My birth plan is now finished. YAY!!!! I know some people will have problems with what I have requested, but that is a common occurrence here recently for me.

Here is a little of my birth plan…


  • I would like to be free to walk around during labor.
  • I wish to be able to move around and change position at will throughout labor.
  • I would like to be able to have fluids by mouth throughout the first stage of labor.
  • I will be bringing my own music to play during labor.
  • I would like the environment to be kept as quiet as possible.
  • I would like the lights in the room to be kept low during my labor.
  • I would prefer to keep the number of vaginal exams to a minimum.
  • I do not want an IV unless I become dehydrated.
  • Other Labor Preference: heperin/saline block is fine for IV


  • I do not wish to have continuous fetal monitoring unless it is required by the condition of my baby.
  • I do not want an internal monitor unless my baby has shown some sign of distress.
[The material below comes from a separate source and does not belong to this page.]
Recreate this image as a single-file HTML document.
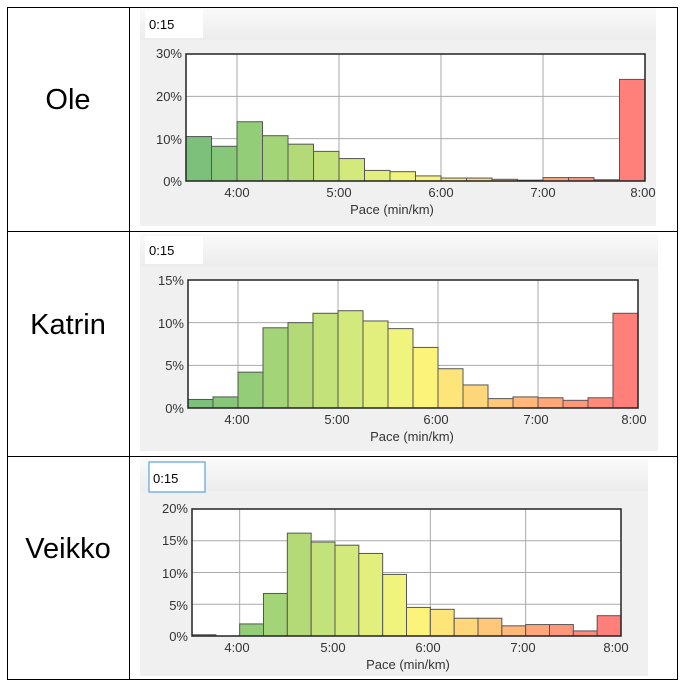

Labor Augmentation/Induction

  • I do not wish to have the amniotic membrane ruptured artificially unless signs of fetal distress require internal monitoring.
  • I would prefer to be allowed to try changing position and other natural methods before Pitocin is administered.

Anesthesia/Pain Medication

  • I realize that many pain medications exist. I’ll ask for them if I need them.
  • Before considering an epidural, and if the situation warrants, I would like to try an injection of narcotic pain relief (Nubain, Demerol, Stadol or similar).


  • Unless absolutely necessary, I would like to avoid a Cesarean.

Immediately After Delivery

  • I would like to have my husband cut the cord.
  • I would like to hold my baby for at least 15 minutes before (he/she) is photographed, examined, etc.
  • I would like to have my baby evaluated and bathed in my presence.
  • I plan to keep my baby near me following birth and would appreciate if the evaluation of my baby can be done with my baby on my abdomen, with both of us covered by a warm blanket, unless there is an unusual situation.
  • If my baby must be taken from me to receive medical treatment, my husband or some other person I designate will accompany my baby at all times.


  • I would like a private room, if available.
  • Unless required for health reasons, I do not wish to be separated from my baby.
  • I would like to have my baby “room in” and be with me at all times.


  • I would like to take still photographs during labor and the birth.


  • I would prefer that no students, interns, residents or non-essential personnel be present during my labor or the birth.
  • Other Other Preference: I would like my support people to be present during labor but not delivery.
  • Other Other Preference: Only my husband is to be present for delivery.